I think we have made this migration slightly more complicated than it should be for the following two reasons:

Ingress
While kartotherian is a useful service, it is not a critical service, while its unavailability does not affect the stability of our websites. Thus, my suggestion is to simply use for kartotherian-k8s, and flip the switch on ATS. For gradual rollout we can go our usual path of stopping puppet on cp* hosts, and enable it in batches. To my knowledge, no other internal service talks to maps.

In the above scenario, our only concern would be if the estimated capacity the service has on k8s, is the one it needs in reality.

While I completely get your point, I totally disagree with the ingress strategy for the following reason:

  1. Short term: Even if we test the Kartotherian k8s endpoint, we'll understand only with live traffic if something is missing or not. This may end up flipping back and forth the ATS configuration to point to bare metals or k8s, until we find the correct config. Pooling in slowly k8s workers means that we can easily depool them if something is wrong, without any change at the CDN. And even if it is not marked as critical service, it may impact users and if we can avoid that we should :)
  2. Medium/Long term (say a couple of weeks or more): It is difficult to tune correctly memory/cpu requirements for pods, and it is especially difficult to get them right at first try. We are also upgrading the service to a new mapnik version, new nodejs version, etc.. so the risk of having to tune/fix configuration issues days after the rollout is concrete. I'd prefer to avoid touching the CDN's config for something like that, and just use confctl.
  3. We can flip to ingress as last step of the migration anyway, when we'll feel confident that the new setup works as expected.

ack!

Make Tegola a ClusterIP service
Kartotherian is tegola-vector-tiles' only client, if I am not mistaken. Now with both services on k8s, it appears that the service mesh and tegola's LVS, are adding a few extra hops which we can easily avoid. It is much simpler, in the end, to have a tegola-vector-tiles ClusterIP service

In the above scenario, we can add a tegola-vector-tiles clusterIP service, and switch to it following the successful migration of kartotherian. After that, we may remove both LVS and NodePort service. We will lose the ability of pooling/depooling tegola from a datacentre. In other words, if tegola on one datacenter is suffering, we will have to depool maps from that DC completely. Given how close to each other those to services are, I think it is ok (but it is my personal opinion)

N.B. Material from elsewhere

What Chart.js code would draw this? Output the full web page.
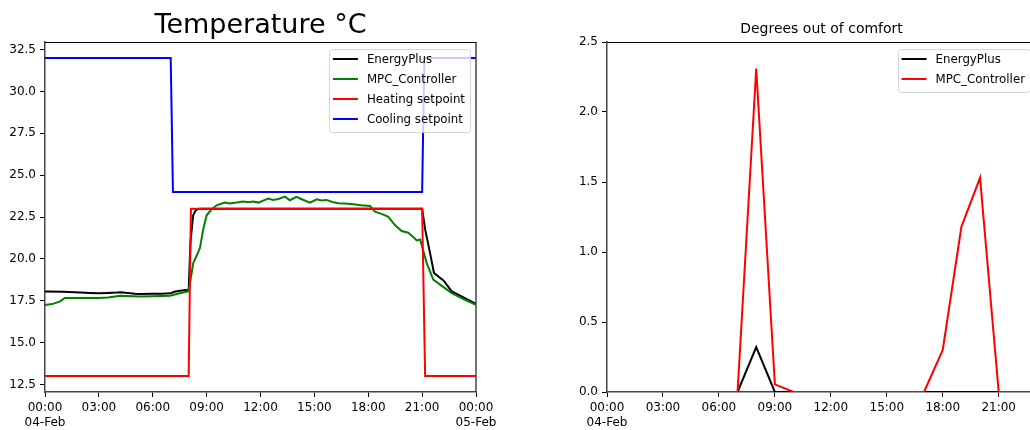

This is a good idea and it can be evaluated after the migration, but since we are not 100% sure about few details I'd prefer to keep things as simple as possible for the move to k8s. Basically same idea as for Ingress - totally agree but I'd do it step-by-step to avoid us rushing for a fix if needed.

ack!

elukey claimed this task.

The strategy has been created, we can keep going in the main task! Thanks all for the feedback!